University of Chitral Journal of Linguistics and Literature (Jan 2024)
Developing Lexico-Semantic Relations of Saraiki Nouns: A Corpus-Based Study
Abstract
Saraiki, being the fourth most widely spoken language in Pakistan and being used in some parts of India and Afghanistan, is of significant geographical, historical, and cultural importance. However, it remains neglected in terms of proper documentation and identification of its unique linguistic features. The current study is centered on identifying the lexico-semantic categories of Saraiki nouns and then developing their hierarchical relationships (Miller et al., 1993).
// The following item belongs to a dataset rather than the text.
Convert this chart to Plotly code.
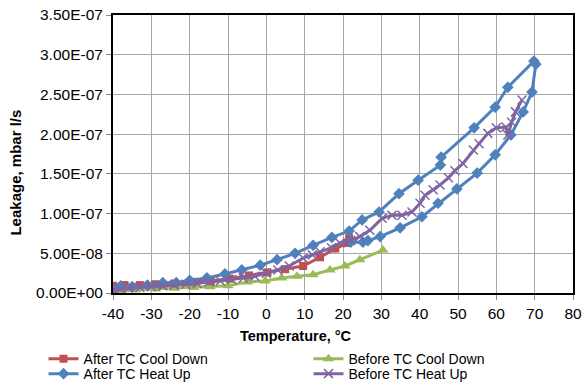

This quantitative research is designed to contribute to the process of developing Saraiki WordNet and is related to Natural Language Processing (NLP). A corpus of 3 million words was developed on the basis of data collected from different genres of the Saraiki language, including newspapers, academic essays, literary texts, and religious books. Both expansion and merge approaches were used to analyze the data. A wordlist of 1500 most occurring nouns was extracted from the corpus using Antconc 3.4.4.0, followed by manual tagging in Microsoft Excel 2010. Resultantly, 39 most occurring nouns from the wordlist were used to develop 173 related synsets, and lexico-semantic relationships among these nouns were identified with the help of 30 hierarchies (Miller et al., 1993). This study is limited to areas like Bahawalpur, Multan, and Muzaffarabad. It would be a milestone for Saraiki language learners, SWN development, Saraiki lexical resources, online SL dictionaries, and a guide for researchers.